The conference organisers believe that a brand must create a “tribal”  movement amongst its followers.  Bleszynski advocates a new consumer led democracy which makes earning trust an imperative asset for a brand.  We heard from Edelman that the top metric for trust is companies that listen to customer feedback and treat their employees well (and not like this).  I’ve mentioned before in my blog that the Edelman Trust survey shows that the opinions of “someone like me” and “regular employees” have more credibility than CEOs or analysts to the respondents.

Thust, director of corporate responsibility at Deloitte, also talked about employees, but perhaps, it being Deloitte, not “regular” ones.  He recounted his recent survey amongst Millennials, the emerging generation of business leaders at Deloitte, which suggested that a drive for profits wasn’t enough to motivate them.  The survey said that the purpose of business for them was societal benefit – or “changing the world”.  This reflected Bleszysnski’s introduction to the morning which talked of Capitalism 2.0 – a drive not just for shareholder value but for value for the community overall.

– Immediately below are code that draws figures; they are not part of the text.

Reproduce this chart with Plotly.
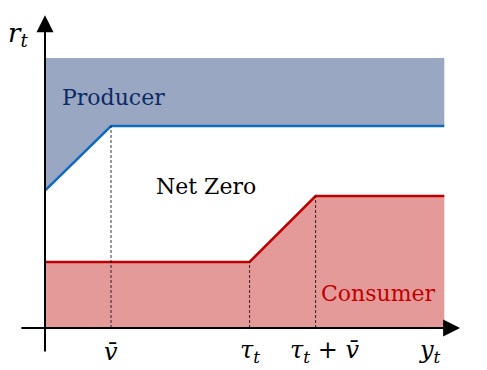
import plotly.graph_objects as go

# model values (chart units)
v_bar = 1.0
tau = 3.1
x_end = 6.05

consumer_x = [0, tau, tau + v_bar, x_end]
consumer_r = [1.0, 1.0, 2.0, 2.0]

producer_x = [0, v_bar, x_end]
producer_r = [2.08, 3.06, 3.06]
producer_cap = 4.09

tick_vals = [v_bar, tau, tau + v_bar]
tick_text = ["<i>v\u0304</i>", "<i>\u03c4<sub>t</sub></i>", "<i>\u03c4<sub>t</sub></i> + <i>v\u0304</i>"]

SERIF = "DejaVu Serif"
BLUE_FILL = "#9AA7C2"
BLUE_LINE = "#0F6BBF"
RED_FILL = "#E59A9A"
RED_LINE = "#C00000"


def create_figure():
    fig = go.Figure()

    # producer band: between cap and producer line
    fig.add_trace(go.Scatter(
        x=[0, x_end], y=[producer_cap, producer_cap], mode="lines",
        line=dict(width=0, color=BLUE_FILL), hoverinfo="skip",
    ))
    fig.add_trace(go.Scatter(
        x=producer_x, y=producer_r, mode="lines", fill="tonexty",
        fillcolor=BLUE_FILL, line=dict(color=BLUE_LINE, width=2.5),
    ))

    # consumer area
    fig.add_trace(go.Scatter(
        x=consumer_x, y=consumer_r, mode="lines", fill="tozeroy",
        fillcolor=RED_FILL, line=dict(color=RED_LINE, width=2.5),
    ))

    # dashed guides down to the axis
    guide_tops = [producer_r[1], consumer_r[1], consumer_r[2]]
    for xv, top in zip(tick_vals, guide_tops):
        fig.add_trace(go.Scatter(
            x=[xv, xv], y=[0, top], mode="lines",
            line=dict(color="black", width=0.8, dash="3px,2px"), hoverinfo="skip",
        ))

    # axes with arrows
    fig.add_annotation(x=6.29, y=0, ax=-0.38, ay=0, xref="x", yref="y",
                       axref="x", ayref="y", showarrow=True, arrowhead=2,
                       arrowsize=1.7, arrowwidth=2, arrowcolor="black", text="")
    fig.add_annotation(x=0, y=4.74, ax=0, ay=-0.38, xref="x", yref="y",
                       axref="x", ayref="y", showarrow=True, arrowhead=2,
                       arrowsize=1.7, arrowwidth=2, arrowcolor="black", text="")

    # tick labels
    shifts = [0, 0, 9]
    for xv, txt, sh in zip(tick_vals, tick_text, shifts):
        fig.add_annotation(x=xv, y=-0.36, text=txt, showarrow=False, xshift=sh,
                           font=dict(family=SERIF, size=24, color="black"))
    fig.add_annotation(x=5.83, y=-0.36, text="<i>y<sub>t</sub></i>", showarrow=False,
                       font=dict(family=SERIF, size=24, color="black"))
    fig.add_annotation(x=-0.41, y=4.44, text="<i>r<sub>t</sub></i>", showarrow=False,
                       font=dict(family=SERIF, size=26, color="black"))

    # region labels
    fig.add_annotation(x=1.045, y=3.5, text="Producer", showarrow=False,
                       font=dict(family=SERIF, size=22, color="#0A2A66"))
    fig.add_annotation(x=2.44, y=2.15, text="Net Zero", showarrow=False,
                       font=dict(family=SERIF, size=22, color="black"))
    fig.add_annotation(x=5.05, y=0.53, text="Consumer", showarrow=False,
                       font=dict(family=SERIF, size=22, color=RED_LINE))

    # the page adds an 8px body margin, so offset the ranges to compensate
    fig.update_layout(
        width=487, height=370, margin=dict(l=0, r=0, t=0, b=0),
        plot_bgcolor="white", paper_bgcolor="white", showlegend=False,
    )
    fig.update_xaxes(range=[-37 / 66, 450 / 66], visible=False)
    fig.update_yaxes(range=[-50 / 66, 320 / 66], visible=False)
    return fig


def main():
    fig = create_figure()
    fig.write_html("out.html")


if __name__ == "__main__":
    main()
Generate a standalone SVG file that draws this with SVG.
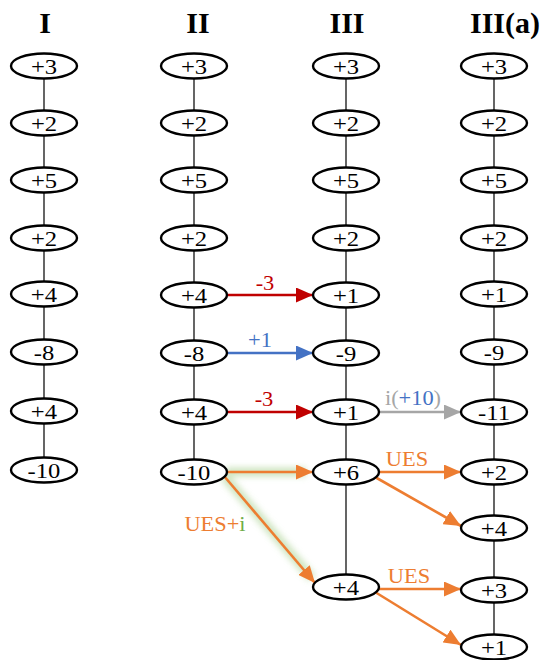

The millennials – or Generation Y as they used to be called – were born from the 1980s onwards and are largely the children of the baby boomers.  This in itself is arguably problematic as if there was ever a generation that won’t give up power and status and get old it is the boomers. The millennials are however set to inherit the earth, to run businesses, to drive media habits and tastes, and to lead governments.  There is some argument about what they are thinking.  Thust argues that they’re a more thoughtful and considered lot than the margin driven, profit chasing business leaders of the earlier generation.  His millennials will sacrifice money for inclusivity and sustainability.  Newsweek however painted a very different picture in a feature earlier this summer arguing that “Boomer America never had it so good.  As a result today’s young Americans have never had it so bad”.  Less a compassionate generation than a generation who are “without hope”.

The millennials are coming to a position of power near you.  Will they promote enlightened capitalism or a spirit of desperation with no dreams of improvement ?  Quite different prospects, with very different implications for brands, advertising propositions, pricing structures and media.  I think I know what we’d all hope for, but optimism isn’t always the strongest basis for business growth.